The first part of the hike was really beautiful, although it was snowing so the visibility wasn’t so good. But we could still see out to the icefjord, which had filled up with ice and snow since the day before.

Following the red dots was difficult because of the snow, but we managed to find our way and brushed off the snow as we discovered the dots, so other hikers wouldn’t have the same problem. It was actually quite an experience being the first people to betread the new snow.

Before we knew it, the red trail was over and joined onto the blue one. Despite already having trekked the entire blue trail earlier, we wanted to do the first part of it again, ending up at our starting point, instead of just going back along the red trail. But following the blue dots and cairns proved to be an even bigger challenge. We even got lost at one point when the sky was completely grey and we couldn’t see further than 20-30 meters. No icebergs in sight.

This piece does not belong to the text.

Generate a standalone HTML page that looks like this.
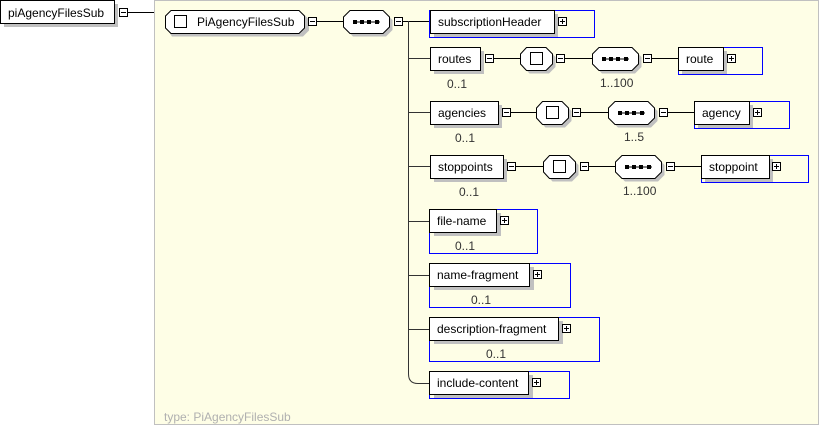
<!DOCTYPE html>
<html><head><meta charset="utf-8"><style>
html,body{margin:0;padding:0;background:#fff;}
svg{display:block;}
text{font-family:"Liberation Sans",sans-serif;font-size:12px;fill:#000;}
.o{font-size:12px;fill:#333;}
</style></head><body>
<svg width="820" height="426" viewBox="0 0 820 426" xmlns="http://www.w3.org/2000/svg">
<defs>
<g id="minus"><rect x="0.5" y="0.5" width="8" height="8" fill="#fff" stroke="#000"/><line x1="2" y1="4.5" x2="7" y2="4.5" stroke="#000"/></g>
<g id="plus"><rect x="0.5" y="0.5" width="8" height="8" fill="#fff" stroke="#000"/><line x1="2" y1="4.5" x2="7" y2="4.5" stroke="#000"/><line x1="4.5" y1="2" x2="4.5" y2="7" stroke="#000"/></g>
<g id="seq"><polygon points="7,0.5 40,0.5 46.5,7 46.5,17 40,23.5 7,23.5 0.5,17 0.5,7" fill="#fff" stroke="#000" transform="translate(0,0)"/><line x1="10" y1="12" x2="37" y2="12" stroke="#000"/><rect x="10" y="10" width="4" height="4"/><rect x="17" y="10" width="4" height="4"/><rect x="24" y="10" width="4" height="4"/><rect x="32" y="10" width="4" height="4"/></g>
<g id="seqs"><polygon points="10,3.5 43,3.5 49.5,10 49.5,20 43,26.5 10,26.5 3.5,20 3.5,10" fill="#c0c0c0"/></g>
<g id="cho"><polygon points="9.5,3.5 29,3.5 35.5,10 35.5,20 29,26.5 9.5,26.5 3.5,20 3.5,10" fill="#c0c0c0"/><polygon points="6.5,0.5 26,0.5 32.5,7 32.5,17 26,23.5 6.5,23.5 0.5,17 0.5,7" fill="#fff" stroke="#000"/><rect x="10.5" y="5.5" width="12" height="12" fill="#fff" stroke="#000"/></g>
</defs>

<!-- root -->
<rect x="4" y="4" width="114" height="23" fill="#c0c0c0"/>
<rect x="0.5" y="0.5" width="114" height="23" fill="#fff" stroke="#000"/>
<text x="8" y="17">piAgencyFilesSub</text>
<use href="#minus" x="119" y="8"/>
<line x1="128" y1="12.5" x2="154" y2="12.5" stroke="#000"/>

<!-- panel -->
<rect x="154.5" y="0.5" width="664" height="424" fill="#fefee6" stroke="#c0c0c0"/>
<text x="164" y="421" style="fill:#b0b0b0">type: PiAgencyFilesSub</text>

<!-- type node -->
<polygon points="172,13.5 303,13.5 309,19.5 309,30.5 303,36.5 172,36.5 168,30.5 168,19.5" fill="#c0c0c0"/>
<polygon points="171,10.5 299,10.5 304.5,16 304.5,28 299,33.5 171,33.5 165.5,28 165.5,16" fill="#fff" stroke="#000"/>
<rect x="174.5" y="15.5" width="12" height="12" fill="#fff" stroke="#000"/>
<text x="197" y="26">PiAgencyFilesSub</text>
<use href="#minus" x="308" y="17"/>
<line x1="317" y1="21.5" x2="343" y2="21.5" stroke="#000"/>
<use href="#seqs" x="343" y="10"/>
<use href="#seq" x="343" y="10"/>
<use href="#minus" x="394" y="17"/>
<line x1="403" y1="21.5" x2="430" y2="21.5" stroke="#000"/>
<path d="M408.5 21 V374 Q408.5 383.5 418 383.5 H430" fill="none" stroke="#333"/>
<line x1="408" y1="58.5" x2="430" y2="58.5" stroke="#333"/>
<line x1="408" y1="112.5" x2="430" y2="112.5" stroke="#333"/>
<line x1="408" y1="166.5" x2="430" y2="166.5" stroke="#333"/>
<line x1="408" y1="221.5" x2="430" y2="221.5" stroke="#333"/>
<line x1="408" y1="275.5" x2="430" y2="275.5" stroke="#333"/>
<line x1="408" y1="329.5" x2="430" y2="329.5" stroke="#333"/>

<!-- subscriptionHeader -->
<rect x="429.5" y="10.5" width="165" height="27" fill="none" stroke="#0000ff"/>
<rect x="434" y="14" width="124" height="23" fill="#c0c0c0"/>
<rect x="430.5" y="10.5" width="124" height="23" fill="#fff" stroke="#000"/>
<text x="438" y="26">subscriptionHeader</text>
<use href="#plus" x="558" y="17"/>

<!-- routes -->
<rect x="434" y="51" width="50" height="23" fill="#c0c0c0"/>
<rect x="430.5" y="47.5" width="50" height="23" fill="#fff" stroke="#000"/>
<text x="438" y="63">routes</text>
<text x="447" y="88" class="o">0..1</text>
<use href="#minus" x="485" y="54"/>
<line x1="494" y1="58.5" x2="520" y2="58.5" stroke="#000"/>
<use href="#cho" x="520" y="47"/>
<use href="#minus" x="556" y="54"/>
<line x1="565" y1="58.5" x2="592" y2="58.5" stroke="#000"/>
<use href="#seqs" x="592" y="47"/>
<use href="#seq" x="592" y="47"/>
<use href="#minus" x="643" y="54"/>
<line x1="652" y1="58.5" x2="678" y2="58.5" stroke="#000"/>
<text x="600" y="87" class="o">1..100</text>
<rect x="678.5" y="47.5" width="84" height="27" fill="none" stroke="#0000ff"/>
<rect x="682" y="51" width="45" height="23" fill="#c0c0c0"/>
<rect x="678.5" y="47.5" width="45" height="23" fill="#fff" stroke="#000"/>
<text x="686" y="63">route</text>
<use href="#plus" x="727" y="54"/>

<!-- agencies -->
<rect x="434" y="105" width="68" height="23" fill="#c0c0c0"/>
<rect x="430.5" y="101.5" width="68" height="23" fill="#fff" stroke="#000"/>
<text x="438" y="117">agencies</text>
<text x="455" y="142" class="o">0..1</text>
<use href="#minus" x="502" y="108"/>
<line x1="511" y1="112.5" x2="536" y2="112.5" stroke="#000"/>
<use href="#cho" x="536" y="101"/>
<use href="#minus" x="572" y="108"/>
<line x1="581" y1="112.5" x2="608" y2="112.5" stroke="#000"/>
<use href="#seqs" x="608" y="101"/>
<use href="#seq" x="608" y="101"/>
<use href="#minus" x="659" y="108"/>
<line x1="668" y1="112.5" x2="694" y2="112.5" stroke="#000"/>
<text x="624" y="141" class="o">1..5</text>
<rect x="694.5" y="101.5" width="95" height="27" fill="none" stroke="#0000ff"/>
<rect x="698" y="105" width="55" height="23" fill="#c0c0c0"/>
<rect x="694.5" y="101.5" width="55" height="23" fill="#fff" stroke="#000"/>
<text x="702" y="117">agency</text>
<use href="#plus" x="753" y="108"/>

<!-- stoppoints -->
<rect x="434" y="159" width="73" height="23" fill="#c0c0c0"/>
<rect x="430.5" y="155.5" width="73" height="23" fill="#fff" stroke="#000"/>
<text x="438" y="171">stoppoints</text>
<text x="459" y="196" class="o">0..1</text>
<use href="#minus" x="507" y="162"/>
<line x1="516" y1="166.5" x2="543" y2="166.5" stroke="#000"/>
<use href="#cho" x="543" y="155"/>
<use href="#minus" x="580" y="162"/>
<line x1="589" y1="166.5" x2="615" y2="166.5" stroke="#000"/>
<use href="#seqs" x="615" y="155"/>
<use href="#seq" x="615" y="155"/>
<use href="#minus" x="666" y="162"/>
<line x1="675" y1="166.5" x2="701" y2="166.5" stroke="#000"/>
<text x="623" y="195" class="o">1..100</text>
<rect x="701.5" y="155.5" width="107" height="27" fill="none" stroke="#0000ff"/>
<rect x="705" y="159" width="68" height="23" fill="#c0c0c0"/>
<rect x="701.5" y="155.5" width="68" height="23" fill="#fff" stroke="#000"/>
<text x="709" y="171">stoppoint</text>
<use href="#plus" x="772" y="162"/>

<!-- file-name -->
<rect x="429.5" y="209.5" width="108" height="44" fill="none" stroke="#0000ff"/>
<rect x="434" y="213" width="67" height="23" fill="#c0c0c0"/>
<rect x="429.5" y="209.5" width="67" height="23" fill="#fff" stroke="#000"/>
<text x="437" y="225">file-name</text>
<use href="#plus" x="500" y="216"/>
<text x="455" y="250" class="o">0..1</text>

<!-- name-fragment -->
<rect x="429.5" y="263.5" width="141" height="44" fill="none" stroke="#0000ff"/>
<rect x="434" y="267" width="100" height="23" fill="#c0c0c0"/>
<rect x="429.5" y="263.5" width="100" height="23" fill="#fff" stroke="#000"/>
<text x="437" y="279">name-fragment</text>
<use href="#plus" x="533" y="270"/>
<text x="471" y="304" class="o">0..1</text>

<!-- description-fragment -->
<rect x="429.5" y="317.5" width="170" height="44" fill="none" stroke="#0000ff"/>
<rect x="434" y="321" width="129" height="23" fill="#c0c0c0"/>
<rect x="429.5" y="317.5" width="129" height="23" fill="#fff" stroke="#000"/>
<text x="437" y="333">description-fragment</text>
<use href="#plus" x="562" y="324"/>
<text x="486" y="358" class="o">0..1</text>

<!-- include-content -->
<rect x="429.5" y="371.5" width="140" height="27" fill="none" stroke="#0000ff"/>
<rect x="434" y="375" width="99" height="23" fill="#c0c0c0"/>
<rect x="429.5" y="371.5" width="99" height="23" fill="#fff" stroke="#000"/>
<text x="437" y="387">include-content</text>
<use href="#plus" x="532" y="378"/>
</svg>
</body></html>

But because we had hiked that trail before, we roughly knew the way. We ended up on the other side of the trail, close to the starting point, but instead of just going back, we decided to walk out to Sermermiut to see if we could locate Kællingeklippen. Luckily, the weather had cleared up and we could now see all of the icebergs in the icefjord. It’s amazing how quickly the weather changes in Ilulissat!

We followed the wooden path all the way out to Sermermiut and from there climbed a little hill – and there it was, right in front of us! The cliff, Kællingeklippen, which we hadn’t been able to locate during our previous attempt. I’m so glad that we decided to go there, as it was really beautiful. According to an old legend, this was the place where the elderly would come to commit suicide in times of hardship. A beautiful and peaceful place with a brutal history.

Since we also had to think about getting to the airport in time, we had to head back to the hostel after seeing the cliff. At 12 AM, 4 hours after we left the hostel, we were back and ready to head to the airport.

A magical time in Ilulissat was over. We had been on five hikes, a boat trip to the icefjord, seen two amazing sunsets, seen seven humpback whales, experienced the northern lights and even seen it all covered in snow. I felt like the luckiest person on the globe as I was leaving this beautiful cold Paradise. Someday, I hope to be back to all its magic.